Timely Fusion of Surround Radar/Lidar for Object Detection in Autonomous Driving Systems
Wenjing Xie, Tao Hu, Neiwen Ling, Guoliang Xing, Chun Jason Xue, Nan Guan
TL;DR
The paper tackles real-time perception for autonomous driving by addressing the limited fusion frequency in surround Radar/Lidar systems. It introduces timely fusion that pairs each new Lidar frame with the latest Radar frame, enabling fusion at a frequency $F_f$ with $F_r \le F_f \le F_l$ and $\alpha = F_l / F_f$ in $\{1,2,\dots, ratio\}$, where $ratio = floor(F_l / F_r)$. Building on the MVDNet framework, it introduces training-time enhancements to handle temporal unalignment, including offset-aware synthesis and strategies for separate or mixed training, plus historical-frame usage and alignment techniques. Experimental results show substantial increases in fusion frequency with minimal loss in 3D object detection accuracy across various offsets on the ORR dataset, demonstrating practical gains for real-time autonomous driving perception.
Abstract
Fusing Radar and Lidar sensor data can fully utilize their complementary advantages and provide more accurate reconstruction of the surrounding for autonomous driving systems. Surround Radar/Lidar can provide 360-degree view sampling with the minimal cost, which are promising sensing hardware solutions for autonomous driving systems. However, due to the intrinsic physical constraints, the rotating speed of surround Radar, and thus the frequency to generate Radar data frames, is much lower than surround Lidar. Existing Radar/Lidar fusion methods have to work at the low frequency of surround Radar, which cannot meet the high responsiveness requirement of autonomous driving systems.This paper develops techniques to fuse surround Radar/Lidar with working frequency only limited by the faster surround Lidar instead of the slower surround Radar, based on the state-of-the-art object detection model MVDNet.

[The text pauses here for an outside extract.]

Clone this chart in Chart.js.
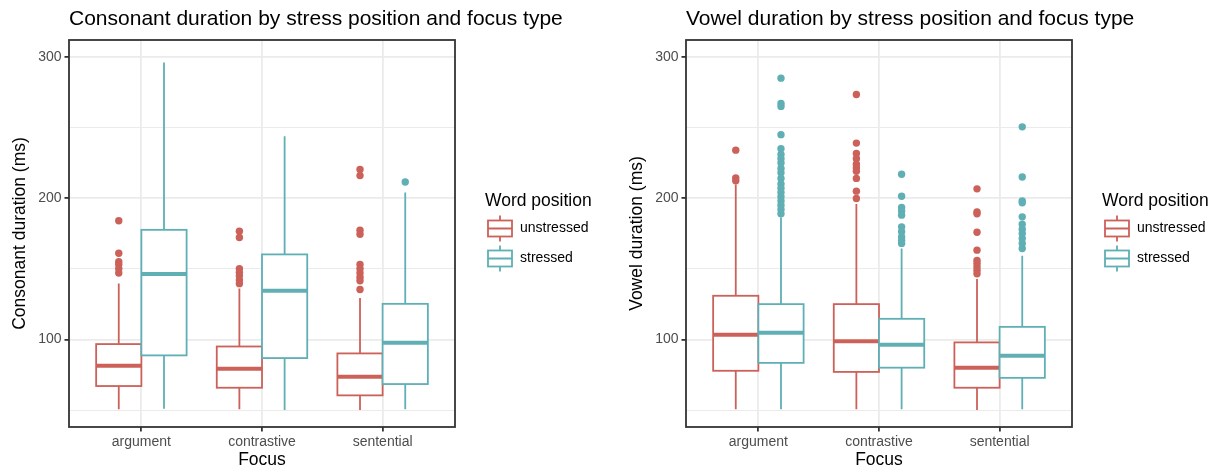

The basic idea of our approach is simple: we let MVDNet work with temporally unaligned data from Radar/Lidar, so that fusion can take place at any time when a new Lidar data frame arrives, instead of waiting for the slow Radar data frame. However, directly applying MVDNet to temporally unaligned Radar/Lidar data greatly degrades its object detection accuracy. The key information revealed in this paper is that we can achieve high output frequency with little accuracy loss by enhancing the training procedure to explore the temporal redundancy in MVDNet so that it can tolerate the temporal unalignment of input data. We explore several different ways of training enhancement and compare them quantitatively with experiments.